Dans le film La grande séduction, les habitants d’un petit village de la Côte-Nord tentaient par tous les moyens de convaincre un médecin de s’y installer.

Si ce film était tourné aujourd’hui, sa vedette serait peut-être un… enseignant.

La pénurie d’enseignants n’en finit plus de ne pas finir et Québec doit déployer de nouveaux efforts pour en trouver, à court terme, des milliers de plus.

Le ministre de l’Éducation et celui du Travail, Jean-François Roberge et Jean Boulet, ont annoncé récemment de nouvelles mesures dans le cadre de l’« opération main-d’œuvre ».

Les mesures visent à recruter 8000 personnes en cinq ans dans le réseau de l’éducation, dont plus de 5000 enseignants.

Elles sont toutes valables.

Bonifier les conditions de rémunération des enseignants retraités qui acceptent de revenir dans le réseau ou offrir des horaires plus stables aux suppléants sont par exemple des solutions simples qui, sans être magiques, sont utiles.

Mais elles ne peuvent pas masquer le problème de fond qui force leur adoption : la profession enseignante n’est pas encore assez valorisée.

Et pour changer ça, un travail plus complexe, de longue haleine, est nécessaire.

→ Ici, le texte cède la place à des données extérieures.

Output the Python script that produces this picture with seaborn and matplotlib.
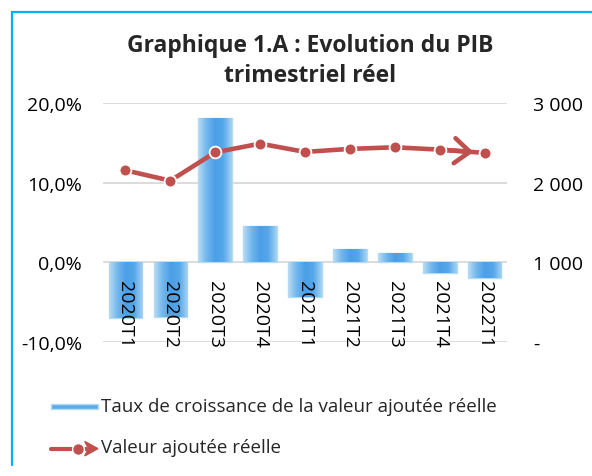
import numpy as np
import pandas as pd
import matplotlib
matplotlib.use("Agg")
import matplotlib.pyplot as plt
import seaborn as sns
from matplotlib.patches import Rectangle, Polygon
from matplotlib.lines import Line2D
from matplotlib.legend_handler import HandlerBase
from matplotlib.colors import LinearSegmentedColormap

# ---- data ----
categories = ["2020T1", "2020T2", "2020T3", "2020T4", "2021T1",
              "2021T2", "2021T3", "2021T4", "2022T1"]
growth = [-7.0, -6.8, 18.1, 4.6, -4.4, 1.7, 1.2, -1.4, -2.0]
value_added = [2155, 2025, 2381, 2490, 2386, 2424, 2444, 2415, 2374]
left_ticks = [-10, 0, 10, 20]
left_labels = ["-10,0%", "0,0%", "10,0%", "20,0%"]
right_ticks = [0, 1000, 2000, 3000]
right_labels = ["-", "1 000", "2 000", "3 000"]
title = "Graphique 1.A : Evolution du PIB\ntrimestriel réel"
bar_label = "Taux de croissance de la valeur ajoutée réelle"
line_label = "Valeur ajoutée réelle"

BAR = "#5caceb"
BAR_EDGE = "#b3dcf5"
RED = "#c0504d"
FS_TICK = 14
FS_LEG = 13.5
FONT = ['Open Sans', 'DejaVu Sans']

sns.set_theme(style="white")
plt.rcParams['font.family'] = FONT

fig = plt.figure(figsize=(5.92, 4.77), dpi=100)
ax = fig.add_axes([103/592, 1-343/477, 404/592, 239/477])

df = pd.DataFrame({"cat": categories, "growth": growth, "va": value_added})
sns.barplot(data=df, x="cat", y="growth", color=BAR, saturation=1, width=0.75,
            edgecolor=BAR_EDGE, linewidth=1.0, ax=ax, zorder=2)

# horizontal shading inside each bar (clipped to the bar drawn by seaborn)
shade = LinearSegmentedColormap.from_list(
    "shade", ["#b8dcf4", "#72b7ec", "#4c9fe6", "#56a7ea", "#a6d2f2"])
grad = np.linspace(0, 1, 64).reshape(1, -1)
for p in list(ax.patches):
    x0, y0 = p.get_x(), p.get_y()
    w, h = p.get_width(), p.get_height()
    im = ax.imshow(grad, cmap=shade, aspect='auto',
                   extent=[x0, x0 + w, min(y0, y0 + h), max(y0, y0 + h)],
                   zorder=2.1, interpolation='bilinear')
    im.set_clip_path(p)

ax.set_ylim(-10, 20)
ax.set_xlim(-0.5, len(categories) - 0.5)
ax.set_yticks(left_ticks, left_labels)
ax.tick_params(axis='y', length=0, pad=15, labelsize=FS_TICK, colors='black')
ax.set_xticks([])
ax.set_xlabel("")
ax.set_ylabel("")
ax.grid(axis='y', color='#d9d9d9', lw=1.3)
ax.set_axisbelow(True)
for s in ax.spines.values():
    s.set_visible(False)

for i, c in enumerate(categories):
    ax.annotate(c, xy=(i, 0), xytext=(0, -13), textcoords='offset points',
                rotation=-90, ha='center', va='top', fontsize=FS_TICK,
                color='black', zorder=5)

ax2 = ax.twinx()
sns.lineplot(x=np.arange(len(categories)), y=value_added, ax=ax2, color=RED,
             lw=3.3, marker='o', markersize=8.5, markeredgecolor='white',
             markeredgewidth=1.3, zorder=4)
ax2.annotate("", xy=(len(categories) - 1, value_added[-1]),
             xytext=(len(categories) - 2, value_added[-2]),
             arrowprops=dict(arrowstyle='->,head_length=0.55,head_width=0.45',
                             mutation_scale=20, color=RED, lw=3.3,
                             shrinkA=0, shrinkB=8), zorder=3)
ax2.set_ylim(0, 3000)
ax2.set_yticks(right_ticks, right_labels)
ax2.tick_params(axis='y', length=0, pad=19, labelsize=FS_TICK, colors='black')
ax2.set_ylabel("")
ax2.grid(False)
for s in ax2.spines.values():
    s.set_visible(False)
ax.set_xlim(-0.5, len(categories) - 0.5)

fig.text(310/592, 1-61/477, title, ha='center', va='center', fontsize=16.5,
         fontweight='bold', linespacing=1.35)


class BarHandler(HandlerBase):
    def create_artists(self, legend, orig, xd, yd, w, h, fs, trans):
        r = Rectangle((xd, yd + h*0.12), w, h*0.45, facecolor=BAR,
                      edgecolor=BAR_EDGE, lw=1, transform=trans)
        return [r]


class ArrowLineHandler(HandlerBase):
    def create_artists(self, legend, orig, xd, yd, w, h, fs, trans):
        y = yd + h/2 - 2
        ln = Line2D([xd, xd + w*0.75], [y, y], color=RED, lw=3, transform=trans)
        mk = Line2D([xd + w*0.58], [y], marker='o', ms=8.5, color=RED,
                    mec='white', mew=1, transform=trans)
        tri = Polygon([[xd + w*0.72, y + h*0.55], [xd + w, y],
                       [xd + w*0.72, y - h*0.55], [xd + w*0.8, y]],
                      closed=True, facecolor=RED, edgecolor=RED, transform=trans)
        return [ln, mk, tri]


h_bar = Rectangle((0, 0), 1, 1)
h_line = Line2D([], [])
fig.legend([h_bar, h_line], [bar_label, line_label],
           handler_map={Rectangle: BarHandler(), Line2D: ArrowLineHandler()},
           loc='upper left', bbox_to_anchor=(51/592, 1-398/477), frameon=False,
           fontsize=FS_LEG, handlelength=2.5, handletextpad=0.15,
           labelspacing=1.25, borderpad=0, borderaxespad=0)

fig.add_artist(Line2D([12/592, 12/592], [1-13/477, 1-466/477],
                      transform=fig.transFigure, color='#00b0f0', lw=1.6))
fig.add_artist(Line2D([12/592, 1.0], [1-13/477, 1-13/477],
                      transform=fig.transFigure, color='#00b0f0', lw=1.6))

fig.savefig("out.png", dpi=100)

Pure coïncidence : les nouvelles mesures visant à atténuer la pénurie d’enseignants sont annoncées alors que Camil Bouchard revisite trente ans plus tard son célèbre rapport : Un Québec fou de ses enfants.

On diffuse ces jours-ci une série documentaire, Un Québec toujours fou de ses enfants ?, qui permet au psychologue de faire le point sur les défis qui n’ont pas encore été relevés.

Et l’un de ses constats, c’est que le Québec n’est pas assez « fou de ses profs ».

« On ne reconnaît pas leur importance, nous a-t-il expliqué en entrevue jeudi. Tout le développement du Québec repose sur eux. À partir de la très petite enfance jusqu’à très tard. Et il n’y a pas, au Québec, de conscience aiguë de ça. »

Il y a une responsabilité indéniable de l’État québécois dans le fait qu’on ne valorise pas suffisamment les enseignants. Mais c’est une responsabilité partagée.

C’est à la société québécoise au grand complet que revient la responsabilité de ce problème.

PHOTO FRANÇOIS ROY, ARCHIVES LA PRESSE

Le psychologue Camil Bouchard, en 2019

Camil Bouchard, qui est entré à l’école en 1951, rappelle que les enseignants étaient autrefois considérés comme des figures d’autorité.

« Les parents avaient une espèce d’anxiété ou de crainte qu’on déplaise à notre enseignante. Ils nous voulaient obéissants et polis auprès des profs », dit-il, faisant remarquer que ça allait de pair avec l’environnement religieux, « de soumission », qui existait à l’époque.

La religion a pris le bord.

Et on a jeté le bébé avec l’eau du bain.

On n’est plus assez fous de nos profs.

On devrait pourtant les « vénérer », pense Camil Bouchard.

On peut peut-être – prudemment – alléguer que le point de bascule a été atteint et que la situation est en train de changer.

À Québec, la CAQ dit faire de l’éducation une priorité et a reconnu l’importance de valoriser la profession.

La rémunération des enseignants vient d’ailleurs d’être bonifiée de façon substantielle.

Mais au sein de la profession enseignante, les doléances demeurent nombreuses (sans même parler de celles qui sont liées à la pandémie).

Le salaire est une chose, les conditions de travail en sont une autre, ont toujours dit les enseignants.

Il est vrai que des progrès restent à faire.

Vrai que les enseignants n’ont jamais obtenu suffisamment de soutien pour faire face à l’explosion du nombre d’élèves qui présentent des difficultés d’apprentissage dans leurs classes.

Vrai aussi que le renforcement du système à trois vitesses (privé, public et programmes sélectifs au sein du public) n’a fait qu’accroître le problème.

Tout ça n’a fait que confirmer l’impression, chez les enseignants, qu’on ne tient pas compte de leur avis et qu’on les considère comme de simples exécutants.

La liste ne s’arrête pas là, mais ce résumé permet de comprendre ce qui structure le problème de la dévalorisation.

L’apport des retraités et des autres mesures d’urgence n’est pas négligeable alors que la pénurie d’enseignants demeure préoccupante. Mais le problème pourra uniquement se régler de façon définitive si on parvient à faire grimper la valeur qu’on attribue à cette profession.